- _What is asked_
Output every line exactly as written. Leave out pictures.

- _Data excerpt_
────────────────────
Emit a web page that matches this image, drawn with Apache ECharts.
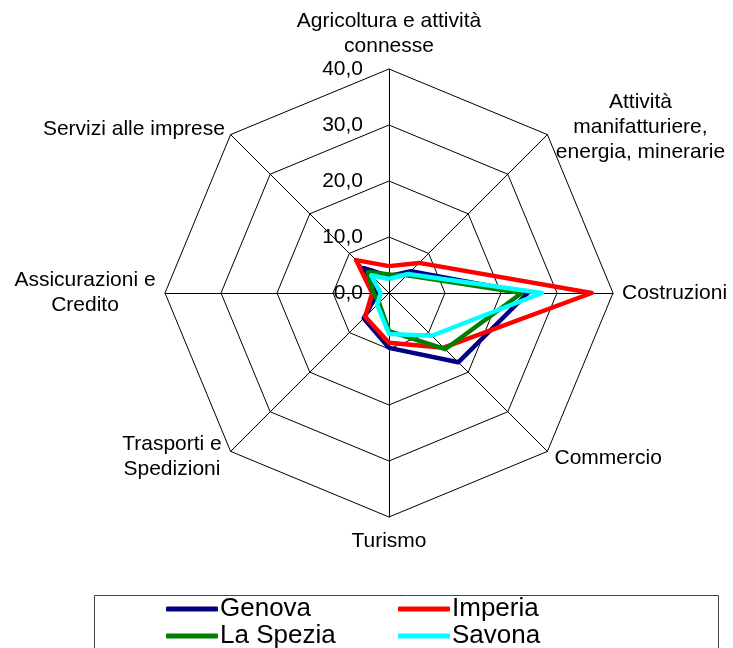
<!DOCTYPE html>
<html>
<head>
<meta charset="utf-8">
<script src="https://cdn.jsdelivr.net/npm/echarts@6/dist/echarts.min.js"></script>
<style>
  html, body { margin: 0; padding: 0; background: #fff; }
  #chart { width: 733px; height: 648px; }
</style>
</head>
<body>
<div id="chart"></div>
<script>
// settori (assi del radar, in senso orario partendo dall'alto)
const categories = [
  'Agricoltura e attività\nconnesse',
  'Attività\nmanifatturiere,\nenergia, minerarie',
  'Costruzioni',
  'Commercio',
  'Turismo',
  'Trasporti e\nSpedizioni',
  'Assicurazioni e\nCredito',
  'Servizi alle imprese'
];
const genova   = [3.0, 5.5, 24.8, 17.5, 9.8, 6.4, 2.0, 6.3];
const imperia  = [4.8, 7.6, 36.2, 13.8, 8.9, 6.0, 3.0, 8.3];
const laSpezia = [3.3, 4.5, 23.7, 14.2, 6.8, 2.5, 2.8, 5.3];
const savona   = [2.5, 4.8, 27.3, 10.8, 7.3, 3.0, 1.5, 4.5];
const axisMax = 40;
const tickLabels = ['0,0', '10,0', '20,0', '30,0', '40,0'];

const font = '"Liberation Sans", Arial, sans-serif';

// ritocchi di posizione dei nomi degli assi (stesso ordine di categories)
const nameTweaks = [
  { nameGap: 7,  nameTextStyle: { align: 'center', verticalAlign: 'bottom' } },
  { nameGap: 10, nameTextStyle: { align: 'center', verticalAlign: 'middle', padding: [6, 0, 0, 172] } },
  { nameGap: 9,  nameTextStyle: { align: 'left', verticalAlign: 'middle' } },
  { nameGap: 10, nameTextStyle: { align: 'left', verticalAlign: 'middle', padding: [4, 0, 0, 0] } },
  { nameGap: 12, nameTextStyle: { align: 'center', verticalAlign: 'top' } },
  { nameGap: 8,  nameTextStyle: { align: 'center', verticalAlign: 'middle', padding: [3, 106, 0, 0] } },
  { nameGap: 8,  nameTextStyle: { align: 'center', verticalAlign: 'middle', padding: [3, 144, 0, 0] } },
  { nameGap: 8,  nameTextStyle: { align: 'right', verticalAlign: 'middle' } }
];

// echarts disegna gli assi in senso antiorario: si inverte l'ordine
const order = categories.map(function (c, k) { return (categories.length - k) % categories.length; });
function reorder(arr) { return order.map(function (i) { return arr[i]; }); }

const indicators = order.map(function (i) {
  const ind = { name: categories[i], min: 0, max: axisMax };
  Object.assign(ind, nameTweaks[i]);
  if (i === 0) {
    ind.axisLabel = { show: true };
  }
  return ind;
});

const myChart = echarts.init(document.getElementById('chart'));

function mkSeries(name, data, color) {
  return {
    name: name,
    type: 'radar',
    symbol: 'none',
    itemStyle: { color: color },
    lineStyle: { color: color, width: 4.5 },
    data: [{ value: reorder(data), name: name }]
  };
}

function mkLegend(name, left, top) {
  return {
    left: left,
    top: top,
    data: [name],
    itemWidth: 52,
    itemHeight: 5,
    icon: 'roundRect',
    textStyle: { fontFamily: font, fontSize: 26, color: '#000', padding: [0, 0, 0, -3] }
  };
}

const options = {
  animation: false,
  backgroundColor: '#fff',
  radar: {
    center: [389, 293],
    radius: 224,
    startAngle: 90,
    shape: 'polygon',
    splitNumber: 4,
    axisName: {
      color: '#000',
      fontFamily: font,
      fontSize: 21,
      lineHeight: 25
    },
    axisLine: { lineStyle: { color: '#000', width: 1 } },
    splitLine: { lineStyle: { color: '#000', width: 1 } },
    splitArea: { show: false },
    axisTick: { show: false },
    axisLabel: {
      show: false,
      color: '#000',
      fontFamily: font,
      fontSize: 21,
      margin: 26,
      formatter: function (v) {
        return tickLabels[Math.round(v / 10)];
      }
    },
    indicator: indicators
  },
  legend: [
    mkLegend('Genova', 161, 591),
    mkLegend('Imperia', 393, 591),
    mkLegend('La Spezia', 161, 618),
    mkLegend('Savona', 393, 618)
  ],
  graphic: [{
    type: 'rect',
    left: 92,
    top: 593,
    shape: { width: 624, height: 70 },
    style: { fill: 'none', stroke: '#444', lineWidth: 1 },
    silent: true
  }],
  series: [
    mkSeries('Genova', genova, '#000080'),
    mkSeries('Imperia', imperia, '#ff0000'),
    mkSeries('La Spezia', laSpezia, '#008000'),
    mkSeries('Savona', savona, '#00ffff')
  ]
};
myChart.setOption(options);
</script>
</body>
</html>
────────────────────
- _Completed task_
Emit a web page that matches this image, drawn with Apache ECharts.
<!DOCTYPE html>
<html>
<head>
<meta charset="utf-8">
<script src="https://cdn.jsdelivr.net/npm/echarts@6/dist/echarts.min.js"></script>
<style>
  html, body { margin: 0; padding: 0; background: #fff; }
  #chart { width: 733px; height: 648px; }
</style>
</head>
<body>
<div id="chart"></div>
<script>
// settori (assi del radar, in senso orario partendo dall'alto)
const categories = [
  'Agricoltura e attività\nconnesse',
  'Attività\nmanifatturiere,\nenergia, minerarie',
  'Costruzioni',
  'Commercio',
  'Turismo',
  'Trasporti e\nSpedizioni',
  'Assicurazioni e\nCredito',
  'Servizi alle imprese'
];
const genova   = [3.0, 5.5, 24.8, 17.5, 9.8, 6.4, 2.0, 6.3];
const imperia  = [4.8, 7.6, 36.2, 13.8, 8.9, 6.0, 3.0, 8.3];
const laSpezia = [3.3, 4.5, 23.7, 14.2, 6.8, 2.5, 2.8, 5.3];
const savona   = [2.5, 4.8, 27.3, 10.8, 7.3, 3.0, 1.5, 4.5];
const axisMax = 40;
const tickLabels = ['0,0', '10,0', '20,0', '30,0', '40,0'];

const font = '"Liberation Sans", Arial, sans-serif';

// ritocchi di posizione dei nomi degli assi (stesso ordine di categories)
const nameTweaks = [
  { nameGap: 7,  nameTextStyle: { align: 'center', verticalAlign: 'bottom' } },
  { nameGap: 10, nameTextStyle: { align: 'center', verticalAlign: 'middle', padding: [6, 0, 0, 172] } },
  { nameGap: 9,  nameTextStyle: { align: 'left', verticalAlign: 'middle' } },
  { nameGap: 10, nameTextStyle: { align: 'left', verticalAlign: 'middle', padding: [4, 0, 0, 0] } },
  { nameGap: 12, nameTextStyle: { align: 'center', verticalAlign: 'top' } },
  { nameGap: 8,  nameTextStyle: { align: 'center', verticalAlign: 'middle', padding: [3, 106, 0, 0] } },
  { nameGap: 8,  nameTextStyle: { align: 'center', verticalAlign: 'middle', padding: [3, 144, 0, 0] } },
  { nameGap: 8,  nameTextStyle: { align: 'right', verticalAlign: 'middle' } }
];

// echarts disegna gli assi in senso antiorario: si inverte l'ordine
const order = categories.map(function (c, k) { return (categories.length - k) % categories.length; });
function reorder(arr) { return order.map(function (i) { return arr[i]; }); }

const indicators = order.map(function (i) {
  const ind = { name: categories[i], min: 0, max: axisMax };
  Object.assign(ind, nameTweaks[i]);
  if (i === 0) {
    ind.axisLabel = { show: true };
  }
  return ind;
});

const myChart = echarts.init(document.getElementById('chart'));

function mkSeries(name, data, color) {
  return {
    name: name,
    type: 'radar',
    symbol: 'none',
    itemStyle: { color: color },
    lineStyle: { color: color, width: 4.5 },
    data: [{ value: reorder(data), name: name }]
  };
}

function mkLegend(name, left, top) {
  return {
    left: left,
    top: top,
    data: [name],
    itemWidth: 52,
    itemHeight: 5,
    icon: 'roundRect',
    textStyle: { fontFamily: font, fontSize: 26, color: '#000', padding: [0, 0, 0, -3] }
  };
}

const options = {
  animation: false,
  backgroundColor: '#fff',
  radar: {
    center: [389, 293],
    radius: 224,
    startAngle: 90,
    shape: 'polygon',
    splitNumber: 4,
    axisName: {
      color: '#000',
      fontFamily: font,
      fontSize: 21,
      lineHeight: 25
    },
    axisLine: { lineStyle: { color: '#000', width: 1 } },
    splitLine: { lineStyle: { color: '#000', width: 1 } },
    splitArea: { show: false },
    axisTick: { show: false },
    axisLabel: {
      show: false,
      color: '#000',
      fontFamily: font,
      fontSize: 21,
      margin: 26,
      formatter: function (v) {
        return tickLabels[Math.round(v / 10)];
      }
    },
    indicator: indicators
  },
  legend: [
    mkLegend('Genova', 161, 591),
    mkLegend('Imperia', 393, 591),
    mkLegend('La Spezia', 161, 618),
    mkLegend('Savona', 393, 618)
  ],
  graphic: [{
    type: 'rect',
    left: 92,
    top: 593,
    shape: { width: 624, height: 70 },
    style: { fill: 'none', stroke: '#444', lineWidth: 1 },
    silent: true
  }],
  series: [
    mkSeries('Genova', genova, '#000080'),
    mkSeries('Imperia', imperia, '#ff0000'),
    mkSeries('La Spezia', laSpezia, '#008000'),
    mkSeries('Savona', savona, '#00ffff')
  ]
};
myChart.setOption(options);
</script>
</body>
</html>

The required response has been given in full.